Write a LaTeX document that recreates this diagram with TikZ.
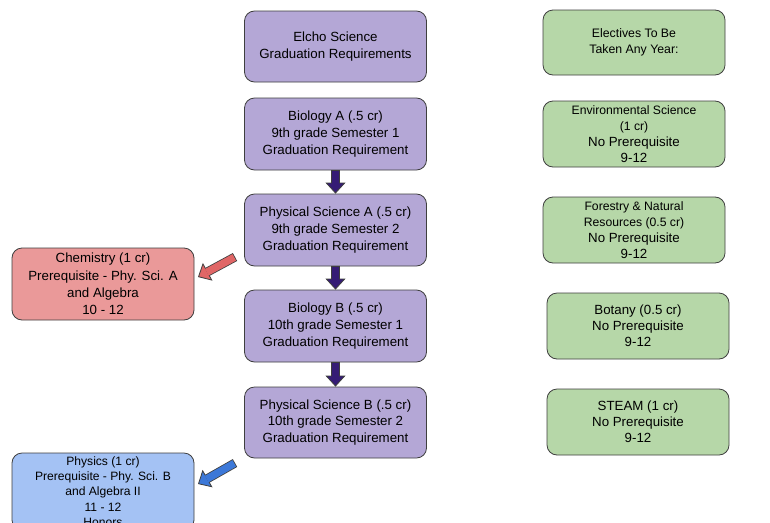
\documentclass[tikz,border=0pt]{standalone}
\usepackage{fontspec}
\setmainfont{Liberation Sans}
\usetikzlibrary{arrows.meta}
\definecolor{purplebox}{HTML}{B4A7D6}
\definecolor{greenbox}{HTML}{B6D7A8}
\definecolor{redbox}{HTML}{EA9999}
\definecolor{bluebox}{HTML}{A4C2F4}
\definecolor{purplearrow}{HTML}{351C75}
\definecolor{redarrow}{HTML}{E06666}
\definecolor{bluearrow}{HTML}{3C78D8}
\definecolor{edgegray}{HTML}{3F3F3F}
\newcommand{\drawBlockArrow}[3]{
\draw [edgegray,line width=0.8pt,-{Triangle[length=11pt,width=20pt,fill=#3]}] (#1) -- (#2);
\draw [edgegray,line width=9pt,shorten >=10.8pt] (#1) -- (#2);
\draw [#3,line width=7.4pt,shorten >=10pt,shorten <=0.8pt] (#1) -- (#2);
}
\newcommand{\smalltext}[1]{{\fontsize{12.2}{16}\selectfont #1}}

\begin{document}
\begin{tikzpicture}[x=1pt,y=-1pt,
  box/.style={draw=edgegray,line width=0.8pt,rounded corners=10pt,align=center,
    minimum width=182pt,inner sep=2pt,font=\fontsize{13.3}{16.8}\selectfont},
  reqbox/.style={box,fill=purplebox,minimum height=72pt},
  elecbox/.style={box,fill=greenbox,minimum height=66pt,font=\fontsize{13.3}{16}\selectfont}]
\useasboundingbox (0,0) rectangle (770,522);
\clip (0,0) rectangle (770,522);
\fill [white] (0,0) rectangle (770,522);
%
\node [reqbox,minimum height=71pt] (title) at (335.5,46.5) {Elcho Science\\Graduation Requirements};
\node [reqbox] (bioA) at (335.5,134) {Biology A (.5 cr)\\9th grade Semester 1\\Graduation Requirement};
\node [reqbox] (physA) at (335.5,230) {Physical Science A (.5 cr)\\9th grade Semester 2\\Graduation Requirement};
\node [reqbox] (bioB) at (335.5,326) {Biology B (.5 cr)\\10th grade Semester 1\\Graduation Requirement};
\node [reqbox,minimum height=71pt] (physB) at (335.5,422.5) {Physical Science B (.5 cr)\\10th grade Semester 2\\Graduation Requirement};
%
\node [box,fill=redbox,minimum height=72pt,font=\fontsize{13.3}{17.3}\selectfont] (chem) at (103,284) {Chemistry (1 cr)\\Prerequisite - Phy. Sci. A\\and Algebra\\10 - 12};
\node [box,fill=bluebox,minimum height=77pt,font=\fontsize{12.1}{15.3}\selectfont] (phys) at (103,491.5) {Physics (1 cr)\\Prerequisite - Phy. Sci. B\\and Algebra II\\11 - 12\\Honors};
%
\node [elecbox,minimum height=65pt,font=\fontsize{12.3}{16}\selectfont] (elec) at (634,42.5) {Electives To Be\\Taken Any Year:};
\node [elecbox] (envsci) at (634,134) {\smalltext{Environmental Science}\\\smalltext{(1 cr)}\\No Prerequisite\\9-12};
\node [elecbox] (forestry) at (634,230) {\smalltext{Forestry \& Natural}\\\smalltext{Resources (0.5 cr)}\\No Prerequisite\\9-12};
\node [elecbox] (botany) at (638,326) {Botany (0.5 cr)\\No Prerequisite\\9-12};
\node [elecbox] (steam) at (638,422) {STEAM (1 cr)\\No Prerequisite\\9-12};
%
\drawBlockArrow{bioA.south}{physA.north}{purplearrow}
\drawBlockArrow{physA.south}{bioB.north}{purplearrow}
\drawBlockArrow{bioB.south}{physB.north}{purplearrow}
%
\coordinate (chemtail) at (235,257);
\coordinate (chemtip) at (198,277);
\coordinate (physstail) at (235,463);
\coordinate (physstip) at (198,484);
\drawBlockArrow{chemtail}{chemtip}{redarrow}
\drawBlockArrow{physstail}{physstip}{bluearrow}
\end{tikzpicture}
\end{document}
━━━━━━
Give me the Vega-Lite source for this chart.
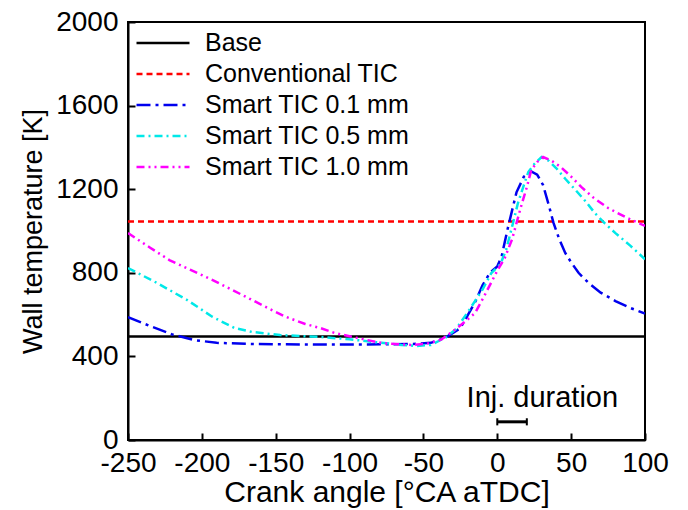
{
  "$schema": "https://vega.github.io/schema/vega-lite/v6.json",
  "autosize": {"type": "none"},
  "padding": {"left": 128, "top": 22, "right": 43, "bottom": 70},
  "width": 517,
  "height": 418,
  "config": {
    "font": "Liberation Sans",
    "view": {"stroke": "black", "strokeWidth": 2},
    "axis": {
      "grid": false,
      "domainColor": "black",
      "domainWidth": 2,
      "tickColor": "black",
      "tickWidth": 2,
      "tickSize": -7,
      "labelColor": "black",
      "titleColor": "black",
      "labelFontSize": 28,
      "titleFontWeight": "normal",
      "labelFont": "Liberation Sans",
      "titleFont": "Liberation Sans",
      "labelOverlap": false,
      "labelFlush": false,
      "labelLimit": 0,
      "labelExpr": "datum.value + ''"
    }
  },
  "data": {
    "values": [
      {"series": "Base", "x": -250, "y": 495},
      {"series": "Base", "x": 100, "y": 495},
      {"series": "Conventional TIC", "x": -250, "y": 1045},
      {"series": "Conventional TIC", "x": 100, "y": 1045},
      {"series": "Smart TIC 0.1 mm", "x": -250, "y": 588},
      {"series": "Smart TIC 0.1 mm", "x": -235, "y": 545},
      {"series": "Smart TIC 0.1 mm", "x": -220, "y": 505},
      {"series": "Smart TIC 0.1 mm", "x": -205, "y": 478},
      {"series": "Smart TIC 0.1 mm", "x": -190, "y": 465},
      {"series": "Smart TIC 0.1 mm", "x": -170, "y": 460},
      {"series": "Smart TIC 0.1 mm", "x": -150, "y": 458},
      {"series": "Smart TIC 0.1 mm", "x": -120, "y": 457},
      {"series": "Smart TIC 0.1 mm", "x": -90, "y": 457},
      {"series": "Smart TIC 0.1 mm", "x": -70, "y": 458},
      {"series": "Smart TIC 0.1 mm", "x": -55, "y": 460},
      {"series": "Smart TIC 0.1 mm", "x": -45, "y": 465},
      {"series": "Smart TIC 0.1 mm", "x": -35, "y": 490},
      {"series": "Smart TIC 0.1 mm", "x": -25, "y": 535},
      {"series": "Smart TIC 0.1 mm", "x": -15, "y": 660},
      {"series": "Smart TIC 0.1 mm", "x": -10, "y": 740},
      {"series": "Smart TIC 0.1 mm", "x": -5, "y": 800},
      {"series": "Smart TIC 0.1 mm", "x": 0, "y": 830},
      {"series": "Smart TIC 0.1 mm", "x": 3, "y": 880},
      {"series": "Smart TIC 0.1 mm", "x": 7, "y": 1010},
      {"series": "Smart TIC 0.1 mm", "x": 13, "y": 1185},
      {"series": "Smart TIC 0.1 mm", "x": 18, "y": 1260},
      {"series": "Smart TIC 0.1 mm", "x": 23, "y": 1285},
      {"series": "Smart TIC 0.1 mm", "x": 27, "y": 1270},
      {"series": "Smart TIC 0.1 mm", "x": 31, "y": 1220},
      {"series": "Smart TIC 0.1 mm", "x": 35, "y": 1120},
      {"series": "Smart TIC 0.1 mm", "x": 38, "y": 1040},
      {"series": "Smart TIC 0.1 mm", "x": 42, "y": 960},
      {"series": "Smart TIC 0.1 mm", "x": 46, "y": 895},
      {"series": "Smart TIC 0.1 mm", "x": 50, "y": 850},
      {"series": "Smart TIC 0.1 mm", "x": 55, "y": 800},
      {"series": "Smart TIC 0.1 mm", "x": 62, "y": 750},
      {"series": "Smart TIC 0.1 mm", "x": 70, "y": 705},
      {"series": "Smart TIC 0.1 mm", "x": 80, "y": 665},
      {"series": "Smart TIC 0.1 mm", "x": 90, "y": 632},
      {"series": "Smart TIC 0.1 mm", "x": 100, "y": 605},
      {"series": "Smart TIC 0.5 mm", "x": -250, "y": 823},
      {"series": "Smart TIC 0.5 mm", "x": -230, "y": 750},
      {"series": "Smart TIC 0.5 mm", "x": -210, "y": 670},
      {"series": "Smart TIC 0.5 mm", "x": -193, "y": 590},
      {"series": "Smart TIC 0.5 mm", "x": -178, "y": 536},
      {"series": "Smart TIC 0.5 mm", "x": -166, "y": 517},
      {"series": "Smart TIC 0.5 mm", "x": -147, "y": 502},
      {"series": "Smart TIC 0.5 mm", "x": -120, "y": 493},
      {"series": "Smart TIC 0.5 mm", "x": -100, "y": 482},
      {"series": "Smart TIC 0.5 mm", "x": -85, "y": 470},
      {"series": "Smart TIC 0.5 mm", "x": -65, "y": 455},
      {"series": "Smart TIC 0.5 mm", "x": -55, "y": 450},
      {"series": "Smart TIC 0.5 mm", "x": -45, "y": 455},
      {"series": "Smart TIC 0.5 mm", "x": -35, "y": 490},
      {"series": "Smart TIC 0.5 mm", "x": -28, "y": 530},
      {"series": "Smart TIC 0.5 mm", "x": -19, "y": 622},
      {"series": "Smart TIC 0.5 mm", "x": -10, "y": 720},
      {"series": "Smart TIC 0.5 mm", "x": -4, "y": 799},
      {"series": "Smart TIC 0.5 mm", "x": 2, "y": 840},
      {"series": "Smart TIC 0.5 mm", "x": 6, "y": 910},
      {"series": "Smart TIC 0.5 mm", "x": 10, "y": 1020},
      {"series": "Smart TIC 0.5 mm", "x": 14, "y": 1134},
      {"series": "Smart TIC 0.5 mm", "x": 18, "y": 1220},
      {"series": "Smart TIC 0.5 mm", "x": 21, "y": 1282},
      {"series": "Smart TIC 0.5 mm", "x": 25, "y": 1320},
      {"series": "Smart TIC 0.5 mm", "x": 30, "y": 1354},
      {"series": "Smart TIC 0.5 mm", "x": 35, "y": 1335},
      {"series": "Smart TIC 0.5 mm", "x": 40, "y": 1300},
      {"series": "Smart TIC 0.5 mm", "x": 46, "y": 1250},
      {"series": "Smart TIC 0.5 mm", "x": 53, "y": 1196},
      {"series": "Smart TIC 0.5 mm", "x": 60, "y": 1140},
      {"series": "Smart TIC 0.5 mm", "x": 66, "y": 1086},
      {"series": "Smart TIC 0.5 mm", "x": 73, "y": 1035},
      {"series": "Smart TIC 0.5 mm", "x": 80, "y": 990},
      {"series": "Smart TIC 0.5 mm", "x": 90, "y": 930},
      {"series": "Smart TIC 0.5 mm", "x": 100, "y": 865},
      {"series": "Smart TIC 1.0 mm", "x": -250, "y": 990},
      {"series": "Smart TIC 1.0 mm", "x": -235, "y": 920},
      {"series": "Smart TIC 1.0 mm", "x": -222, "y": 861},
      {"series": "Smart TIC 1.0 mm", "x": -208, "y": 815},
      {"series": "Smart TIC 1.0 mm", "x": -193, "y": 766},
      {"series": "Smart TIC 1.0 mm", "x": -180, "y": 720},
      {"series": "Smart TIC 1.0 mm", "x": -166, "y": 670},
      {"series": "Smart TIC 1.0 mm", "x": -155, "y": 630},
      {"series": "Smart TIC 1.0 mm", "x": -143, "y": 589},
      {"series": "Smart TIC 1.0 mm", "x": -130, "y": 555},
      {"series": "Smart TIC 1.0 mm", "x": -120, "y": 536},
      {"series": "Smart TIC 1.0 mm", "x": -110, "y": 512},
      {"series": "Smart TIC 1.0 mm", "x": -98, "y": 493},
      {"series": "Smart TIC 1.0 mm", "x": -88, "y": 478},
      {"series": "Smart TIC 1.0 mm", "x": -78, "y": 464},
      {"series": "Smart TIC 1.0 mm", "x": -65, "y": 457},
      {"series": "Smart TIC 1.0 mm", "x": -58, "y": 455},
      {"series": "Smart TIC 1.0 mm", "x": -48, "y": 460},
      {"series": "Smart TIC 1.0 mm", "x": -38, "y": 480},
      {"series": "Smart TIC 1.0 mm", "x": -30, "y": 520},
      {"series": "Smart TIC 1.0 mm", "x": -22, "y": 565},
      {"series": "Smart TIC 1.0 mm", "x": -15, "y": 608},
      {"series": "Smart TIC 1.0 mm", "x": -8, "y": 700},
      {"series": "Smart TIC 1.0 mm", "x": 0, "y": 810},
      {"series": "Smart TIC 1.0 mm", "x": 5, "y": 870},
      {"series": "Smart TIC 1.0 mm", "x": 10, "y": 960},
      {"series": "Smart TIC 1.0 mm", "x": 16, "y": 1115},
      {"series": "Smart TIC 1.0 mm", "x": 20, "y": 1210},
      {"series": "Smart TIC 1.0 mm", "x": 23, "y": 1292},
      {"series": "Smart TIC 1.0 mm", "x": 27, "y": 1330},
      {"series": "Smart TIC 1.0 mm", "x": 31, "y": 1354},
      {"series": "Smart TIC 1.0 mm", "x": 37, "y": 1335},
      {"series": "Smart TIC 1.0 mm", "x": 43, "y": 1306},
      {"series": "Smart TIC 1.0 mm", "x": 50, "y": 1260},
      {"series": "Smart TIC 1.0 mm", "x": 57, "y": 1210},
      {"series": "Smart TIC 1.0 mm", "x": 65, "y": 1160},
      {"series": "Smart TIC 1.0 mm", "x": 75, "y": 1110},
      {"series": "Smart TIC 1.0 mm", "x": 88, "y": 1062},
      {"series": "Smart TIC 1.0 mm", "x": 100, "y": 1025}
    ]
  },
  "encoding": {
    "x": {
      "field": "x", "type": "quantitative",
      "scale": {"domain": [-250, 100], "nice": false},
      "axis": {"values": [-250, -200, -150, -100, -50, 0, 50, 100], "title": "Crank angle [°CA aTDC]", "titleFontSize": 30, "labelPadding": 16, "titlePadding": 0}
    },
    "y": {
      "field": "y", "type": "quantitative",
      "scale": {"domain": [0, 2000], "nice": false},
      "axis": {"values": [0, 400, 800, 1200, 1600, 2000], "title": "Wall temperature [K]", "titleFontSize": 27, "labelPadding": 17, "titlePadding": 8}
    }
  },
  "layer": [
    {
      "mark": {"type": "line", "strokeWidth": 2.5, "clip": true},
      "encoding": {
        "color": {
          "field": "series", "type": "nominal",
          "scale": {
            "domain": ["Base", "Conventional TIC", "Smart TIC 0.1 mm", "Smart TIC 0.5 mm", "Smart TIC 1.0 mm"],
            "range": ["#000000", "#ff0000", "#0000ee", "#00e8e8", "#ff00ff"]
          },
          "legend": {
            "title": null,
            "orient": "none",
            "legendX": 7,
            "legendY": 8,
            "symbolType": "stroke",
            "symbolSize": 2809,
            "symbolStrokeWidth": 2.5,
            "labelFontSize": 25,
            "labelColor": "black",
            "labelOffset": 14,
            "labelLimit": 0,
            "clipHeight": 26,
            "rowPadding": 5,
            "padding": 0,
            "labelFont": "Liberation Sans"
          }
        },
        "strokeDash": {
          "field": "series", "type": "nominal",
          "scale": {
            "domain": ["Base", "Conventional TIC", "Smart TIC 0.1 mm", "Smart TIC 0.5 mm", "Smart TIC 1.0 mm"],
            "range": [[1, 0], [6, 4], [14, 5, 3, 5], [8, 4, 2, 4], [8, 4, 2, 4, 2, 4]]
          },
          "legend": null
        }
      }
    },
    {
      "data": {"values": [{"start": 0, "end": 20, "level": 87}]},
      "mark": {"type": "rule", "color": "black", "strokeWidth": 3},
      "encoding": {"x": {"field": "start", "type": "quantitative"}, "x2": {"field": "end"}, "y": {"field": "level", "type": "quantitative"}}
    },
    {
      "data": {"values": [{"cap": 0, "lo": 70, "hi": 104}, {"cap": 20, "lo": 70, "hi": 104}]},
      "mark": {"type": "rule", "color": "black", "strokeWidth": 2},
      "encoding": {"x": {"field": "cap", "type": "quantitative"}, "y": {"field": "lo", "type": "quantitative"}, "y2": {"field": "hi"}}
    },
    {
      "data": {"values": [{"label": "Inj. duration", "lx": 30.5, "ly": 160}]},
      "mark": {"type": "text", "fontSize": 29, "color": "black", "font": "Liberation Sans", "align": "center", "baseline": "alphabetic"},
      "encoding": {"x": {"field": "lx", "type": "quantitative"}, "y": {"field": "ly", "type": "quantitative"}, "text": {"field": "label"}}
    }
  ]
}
━━━━━━
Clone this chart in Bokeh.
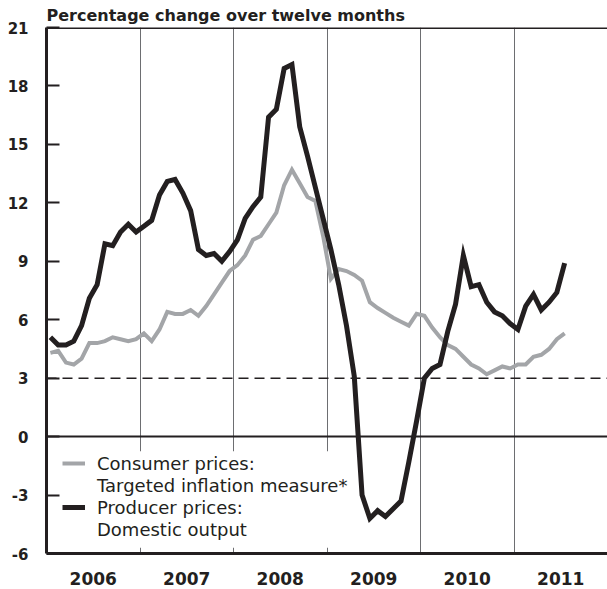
━━━━━━
# Task prompt
Gather up every line from the listing above in which the word "chart" occurs.

# Reply
Give me the Vega-Lite source for this chart.
Clone this chart in Bokeh.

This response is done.